### TASK INSTRUCTIONS
Only the lines from the top of the records below through the line containing "import plotly.graph_objects as go" should be printed, exactly and without pictures.

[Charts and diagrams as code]
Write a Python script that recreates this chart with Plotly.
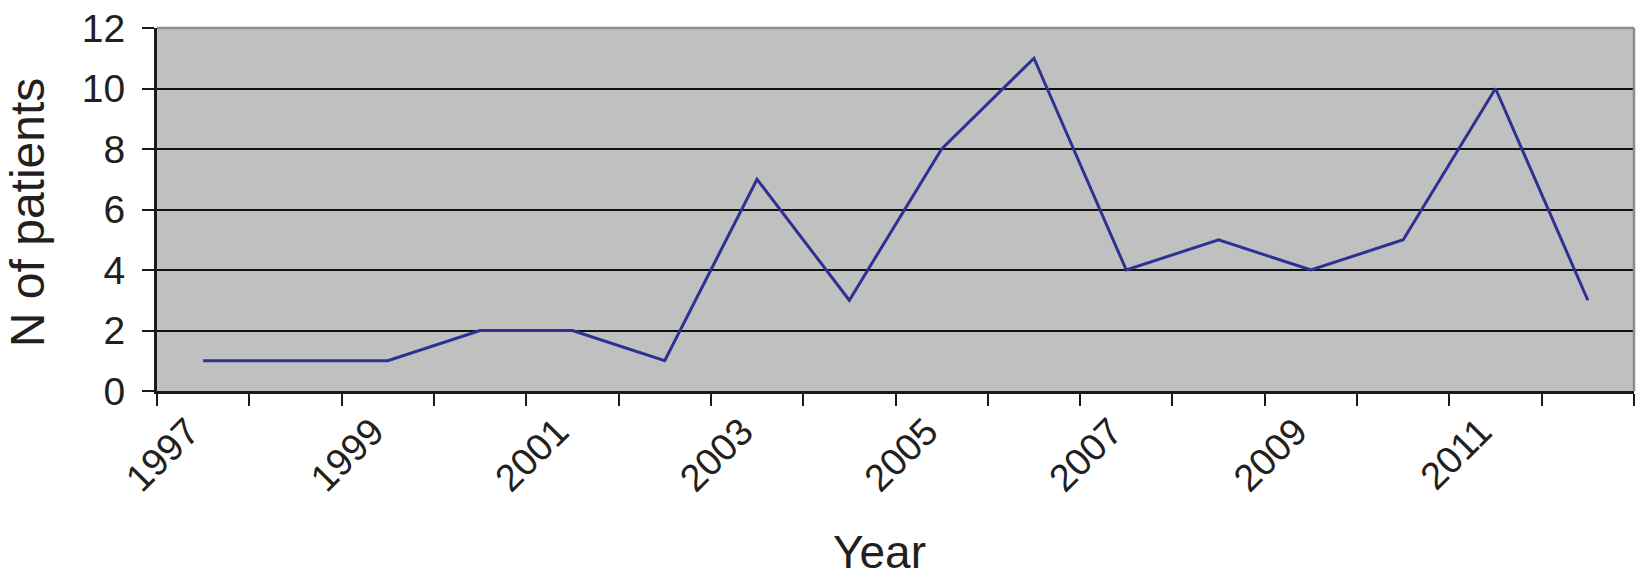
import plotly.graph_objects as go

years = [1997, 1998, 1999, 2000, 2001, 2002, 2003, 2004, 2005, 2006, 2007, 2008, 2009, 2010, 2011, 2012]
patients = [1, 1, 1, 2, 2, 1, 7, 3, 8, 11, 4, 5, 4, 5, 10, 3]
label_years = [1997, 1999, 2001, 2003, 2005, 2007, 2009, 2011]
y_ticks = [0, 2, 4, 6, 8, 10, 12]

FONT = "Liberation Sans, Arial, Helvetica, sans-serif"
TXT = "#231f20"

fig = go.Figure()
fig.add_trace(go.Scatter(
    x=years, y=patients, mode="lines",
    line=dict(color="#2e3192", width=3),
    showlegend=False, hoverinfo="skip",
))

fig.update_layout(
    width=1636, height=583,
    margin=dict(l=157, r=2, t=28, b=192),
    paper_bgcolor="white",
    plot_bgcolor="#c0c0c0",
    font=dict(family=FONT, color=TXT),
    xaxis=dict(
        range=[years[0] - 0.5, years[-1] + 0.5],
        automargin=False,
        tickmode="array",
        tickvals=label_years,
        ticktext=[str(y) for y in label_years],
        ticks="",
        tickangle=-45,
        ticklabelstandoff=0,
        ticklabelshift=-15,
        tickfont=dict(size=38, family=FONT, color=TXT),
        showgrid=False,
        zeroline=False,
        showline=True, linecolor="#1a1a1a", linewidth=3,
        minor=dict(tick0=years[0] - 0.5, dtick=1, ticks="outside",
                   ticklen=12, tickwidth=2, tickcolor="#1a1a1a", showgrid=False),
    ),
    yaxis=dict(
        range=[0, 12],
        automargin=False,
        tickmode="array",
        tickvals=y_ticks,
        ticks="outside", ticklen=12, tickwidth=2, tickcolor="#1a1a1a",
        ticklabelstandoff=9,
        tickfont=dict(size=39, family=FONT, color=TXT),
        showgrid=True, gridcolor="#111111", gridwidth=2,
        zeroline=False,
        showline=True, linecolor="#1a1a1a", linewidth=3,
    ),
    annotations=[
        dict(text="Year", xref="paper", yref="paper", x=0.4895, y=-0.4435,
             xanchor="center", yanchor="middle", showarrow=False,
             font=dict(size=46, family=FONT, color=TXT)),
        dict(text="N of patients", xref="paper", yref="paper", x=-0.088, y=0.49,
             xanchor="center", yanchor="middle", showarrow=False, textangle=-90,
             font=dict(size=48, family=FONT, color=TXT)),
    ],
    shapes=[
        dict(type="line", xref="x domain", yref="y domain", x0=0, x1=1, y0=1, y1=1,
             line=dict(color="#8c8c8c", width=2.5), layer="above"),
        dict(type="line", xref="x domain", yref="y domain", x0=1, x1=1, y0=0, y1=1,
             line=dict(color="#8c8c8c", width=2.5), layer="above"),
    ],
)

fig.write_html("out.html", config={"displayModeBar": False},
               post_script="document.body.style.margin='0';")
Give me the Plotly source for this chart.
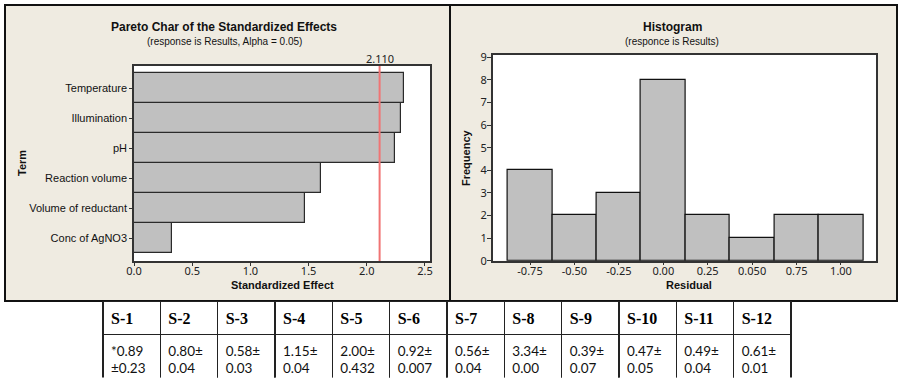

### THE SOLUTION
Write a Python script that recreates this chart with Plotly.
import plotly.graph_objects as go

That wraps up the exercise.